Publications and Manuscripts Under Review
- "Public Deliberation: Where Are We and Where Can We Go?" in National Civic Review, Vol. 93, No. 4 (Winter 2004): 3-15. With Archon Fung.
- A review of the range of public deliberation efforts that asks three large questions about these activities. First, what does intentional public deliberation aim to do? That is, what are the problems and deficits of public discussion and governance that these activities aim to address? Second, how have policy makers and practitioners constructed venues of public deliberation to achieve these goals? Third, which design choices and methods have been effective at achieving these various goals?
- "See No Spanish? Implicit Cues, Personal Experience, and Attitudes toward Immigration"
- Under Review, co-authored with Daniel J. Hopkins and Van C. Tran
- This paper is part of a broader project using experimental techniques to elucidate the factors that shape attitudes toward immigration. We find that exposure to a single line of Spanish language text decreases support for immigration among key sub-groups of native-born Americans, including those who hear Spanish frequently in their daily lives.
Additional Projects
- Citizen Participation in the Unified New Orleans Plan
- Presented in November 2007 at the Association for Public Policy and Management.

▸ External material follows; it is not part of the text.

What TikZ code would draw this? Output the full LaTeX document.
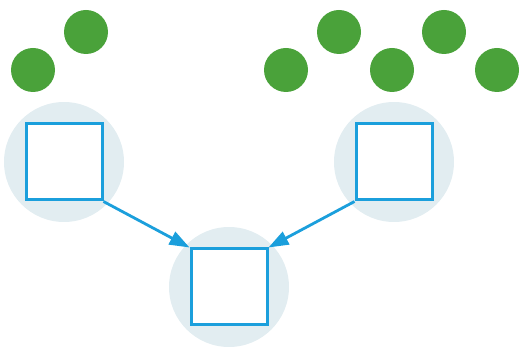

- In the aftermath of Hurricane Katrina, I evaluated how public engagement affected the legitimacy of post-disaster recovery planning. By bringing together a representative group of citizen participants and enabling meaningful discussion across lines of difference, large-scale public meetings overcame significant obstacles to raise the credibility of the Unified New Orleans Plan in the eyes of public leaders. On the whole, leaders were less clear about the role that public input played in influencing the substance of the plan. A summary of my findings presented to the Rockefeller Foundation is available here.
- Declining Trust Amidst Diversity? A Natural Experiment in Lewiston, Maine
- Presented in April 2008 at the Midwest Political Science Association.
- Several recent studies have suggested that social trust and some forms of civic engagement decline amidst ethnic diversity. This paper examines how a sudden influx of racial diversity to a previously homogeneous white town affects long-term white residents' trust, civic engagement, and inter-racial attitudes. Given recent findings, I predict that five years after the arrival of a large Somali refugee population to Lewiston, Maine, organizational involvement, trust, and interracial accord will have declined among long-term, white residents. I also predict that these declines will be most severe in Lewiston, when compared with surrounding towns. Instead, in a carefully paired comparison, I find no definitive evidence that a sudden increase in local diversity erodes social capital. Other recent findings that have shown lower levels of social capital amidst diversity may be a product of residential sorting, longer-term processes, or threshold effects. The paper draws on two waves of a survey sponsored by the Maine Community Foundation. A detailed research report presented to the Maine Community Foundation is available here.
- Social Capital Impact Assessment
- An exploratory project (in collaboration with the Saguaro Seminar for Civic Engagement in America and the New Hampshire Charitable Foundation) considering how to infuse policymaking with attention to impacts on community networks.